▶ [Given information]
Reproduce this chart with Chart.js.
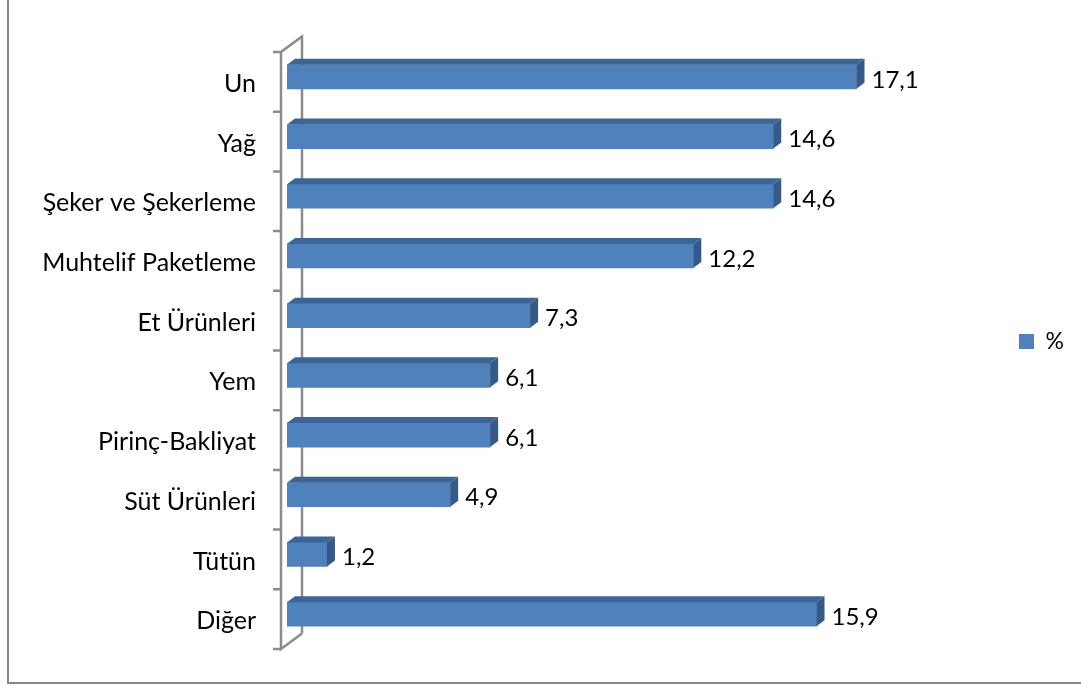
<!DOCTYPE html>
<html>
<head>
<meta charset="utf-8">
<style>
  html, body { margin: 0; padding: 0; background: #fff; }
  #box { position: relative; width: 1081px; height: 686px; overflow: hidden; }
  #frame { position: absolute; left: 7px; top: -3px; width: 1080px; height: 685px; border-left: 2px solid #898989; border-bottom: 2px solid #898989; }
  canvas { position: absolute; left: 0; top: 0; }
</style>
<script src="https://cdn.jsdelivr.net/npm/chart.js@4"></script>
</head>
<body>
<div id="box">
  <div id="frame"></div>
  <canvas id="chart" width="1081" height="686"></canvas>
</div>
<script>
const categories = ["Un", "Yağ", "Şeker ve Şekerleme", "Muhtelif Paketleme", "Et Ürünleri", "Yem", "Pirinç-Bakliyat", "Süt Ürünleri", "Tütün", "Diğer"];
const values = [17.1, 14.6, 14.6, 12.2, 7.3, 6.1, 6.1, 4.9, 1.2, 15.9];
const seriesName = "%";

const FONT = "Lato";
const depth = { x: 8, y: 6 };

/* ================= 3D WALL + BAR FACES ================= */
const bars3d = {
  id: "bars3d",
  afterLayout(chart) {
    chart.legend.left = 1009;
    chart.legend.right = 1081;
    chart.legend.top -= 4;
    chart.legend.bottom -= 4;
  },
  beforeDatasetsDraw(chart) {
    const { ctx, scales } = chart;
    const y = scales.y;
    const band = (y.bottom - y.top) / categories.length;
    const top = y.top + 5, bottom = y.bottom + 5;
    const fx = 281, bx = 302, dy = 15.5;

    ctx.save();
    ctx.strokeStyle = "#8c8c8c";
    ctx.lineWidth = 2.5;
    ctx.beginPath();
    ctx.moveTo(bx, bottom - dy); ctx.lineTo(bx, top - dy);
    ctx.lineTo(fx, top); ctx.lineTo(fx, bottom); ctx.lineTo(bx, bottom - dy);
    for (let i = 0; i <= categories.length; i++) {
      ctx.moveTo(fx, top + band * i);
      ctx.lineTo(273, top + band * i);
    }
    ctx.stroke();
    ctx.restore();
  },
  afterDatasetsDraw(chart) {
    const { ctx } = chart;
    const meta = chart.getDatasetMeta(0);
    ctx.save();
    meta.data.forEach((bar, i) => {
      const t = bar.y - bar.height / 2, b = bar.y + bar.height / 2;
      // top face
      ctx.fillStyle = "#3c6595";
      ctx.beginPath();
      ctx.moveTo(bar.base, t);
      ctx.lineTo(bar.base + depth.x, t - depth.y);
      ctx.lineTo(bar.x + depth.x, t - depth.y);
      ctx.lineTo(bar.x, t);
      ctx.closePath();
      ctx.fill();
      // right face
      ctx.fillStyle = "#365a87";
      ctx.beginPath();
      ctx.moveTo(bar.x, t);
      ctx.lineTo(bar.x + depth.x, t - depth.y);
      ctx.lineTo(bar.x + depth.x, b - depth.y);
      ctx.lineTo(bar.x, b);
      ctx.closePath();
      ctx.fill();
      // value label
      ctx.fillStyle = "#000";
      ctx.font = "24px " + FONT;
      ctx.textAlign = "left";
      ctx.textBaseline = "middle";
      ctx.fillText(values[i].toFixed(1).replace(".", ","), bar.x + 15, bar.y + 3);
    });
    ctx.restore();
  },
};

new Chart(document.getElementById("chart"), {
  type: "bar",
  data: {
    labels: categories,
    datasets: [
      {
        label: seriesName,
        data: values,
        backgroundColor: "#4f81bd",
        barThickness: 24,
      },
    ],
  },
  options: {
    indexAxis: "y",
    responsive: false,
    animation: false,
    layout: { padding: { left: 8, right: 63, top: 47, bottom: 42 } },
    scales: {
      x: { display: false, min: 0, max: 20 },
      y: {
        afterFit: (scale) => { scale.width = 279; },
        border: { display: false },
        grid: { display: false },
        ticks: {
          color: "#000",
          font: { family: FONT, size: 25 },
          padding: 23,
          labelOffset: 7,
          autoSkip: false,
        },
      },
    },
    plugins: {
      tooltip: { enabled: false },
      legend: {
        position: "right",
        align: "center",
        labels: {
          color: "#000",
          boxWidth: 15,
          boxHeight: 15,
          padding: 10,
          font: { family: FONT, size: 23 },
        },
      },
    },
  },
  plugins: [bars3d],
});
</script>
</body>
</html>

▶ [What is required] Repeat the material above in full and exactly, apart from the pictures.

▶ [Solved problem]
Reproduce this chart with Chart.js.
<!DOCTYPE html>
<html>
<head>
<meta charset="utf-8">
<style>
  html, body { margin: 0; padding: 0; background: #fff; }
  #box { position: relative; width: 1081px; height: 686px; overflow: hidden; }
  #frame { position: absolute; left: 7px; top: -3px; width: 1080px; height: 685px; border-left: 2px solid #898989; border-bottom: 2px solid #898989; }
  canvas { position: absolute; left: 0; top: 0; }
</style>
<script src="https://cdn.jsdelivr.net/npm/chart.js@4"></script>
</head>
<body>
<div id="box">
  <div id="frame"></div>
  <canvas id="chart" width="1081" height="686"></canvas>
</div>
<script>
const categories = ["Un", "Yağ", "Şeker ve Şekerleme", "Muhtelif Paketleme", "Et Ürünleri", "Yem", "Pirinç-Bakliyat", "Süt Ürünleri", "Tütün", "Diğer"];
const values = [17.1, 14.6, 14.6, 12.2, 7.3, 6.1, 6.1, 4.9, 1.2, 15.9];
const seriesName = "%";

const FONT = "Lato";
const depth = { x: 8, y: 6 };

/* ================= 3D WALL + BAR FACES ================= */
const bars3d = {
  id: "bars3d",
  afterLayout(chart) {
    chart.legend.left = 1009;
    chart.legend.right = 1081;
    chart.legend.top -= 4;
    chart.legend.bottom -= 4;
  },
  beforeDatasetsDraw(chart) {
    const { ctx, scales } = chart;
    const y = scales.y;
    const band = (y.bottom - y.top) / categories.length;
    const top = y.top + 5, bottom = y.bottom + 5;
    const fx = 281, bx = 302, dy = 15.5;

    ctx.save();
    ctx.strokeStyle = "#8c8c8c";
    ctx.lineWidth = 2.5;
    ctx.beginPath();
    ctx.moveTo(bx, bottom - dy); ctx.lineTo(bx, top - dy);
    ctx.lineTo(fx, top); ctx.lineTo(fx, bottom); ctx.lineTo(bx, bottom - dy);
    for (let i = 0; i <= categories.length; i++) {
      ctx.moveTo(fx, top + band * i);
      ctx.lineTo(273, top + band * i);
    }
    ctx.stroke();
    ctx.restore();
  },
  afterDatasetsDraw(chart) {
    const { ctx } = chart;
    const meta = chart.getDatasetMeta(0);
    ctx.save();
    meta.data.forEach((bar, i) => {
      const t = bar.y - bar.height / 2, b = bar.y + bar.height / 2;
      // top face
      ctx.fillStyle = "#3c6595";
      ctx.beginPath();
      ctx.moveTo(bar.base, t);
      ctx.lineTo(bar.base + depth.x, t - depth.y);
      ctx.lineTo(bar.x + depth.x, t - depth.y);
      ctx.lineTo(bar.x, t);
      ctx.closePath();
      ctx.fill();
      // right face
      ctx.fillStyle = "#365a87";
      ctx.beginPath();
      ctx.moveTo(bar.x, t);
      ctx.lineTo(bar.x + depth.x, t - depth.y);
      ctx.lineTo(bar.x + depth.x, b - depth.y);
      ctx.lineTo(bar.x, b);
      ctx.closePath();
      ctx.fill();
      // value label
      ctx.fillStyle = "#000";
      ctx.font = "24px " + FONT;
      ctx.textAlign = "left";
      ctx.textBaseline = "middle";
      ctx.fillText(values[i].toFixed(1).replace(".", ","), bar.x + 15, bar.y + 3);
    });
    ctx.restore();
  },
};

new Chart(document.getElementById("chart"), {
  type: "bar",
  data: {
    labels: categories,
    datasets: [
      {
        label: seriesName,
        data: values,
        backgroundColor: "#4f81bd",
        barThickness: 24,
      },
    ],
  },
  options: {
    indexAxis: "y",
    responsive: false,
    animation: false,
    layout: { padding: { left: 8, right: 63, top: 47, bottom: 42 } },
    scales: {
      x: { display: false, min: 0, max: 20 },
      y: {
        afterFit: (scale) => { scale.width = 279; },
        border: { display: false },
        grid: { display: false },
        ticks: {
          color: "#000",
          font: { family: FONT, size: 25 },
          padding: 23,
          labelOffset: 7,
          autoSkip: false,
        },
      },
    },
    plugins: {
      tooltip: { enabled: false },
      legend: {
        position: "right",
        align: "center",
        labels: {
          color: "#000",
          boxWidth: 15,
          boxHeight: 15,
          padding: 10,
          font: { family: FONT, size: 23 },
        },
      },
    },
  },
  plugins: [bars3d],
});
</script>
</body>
</html>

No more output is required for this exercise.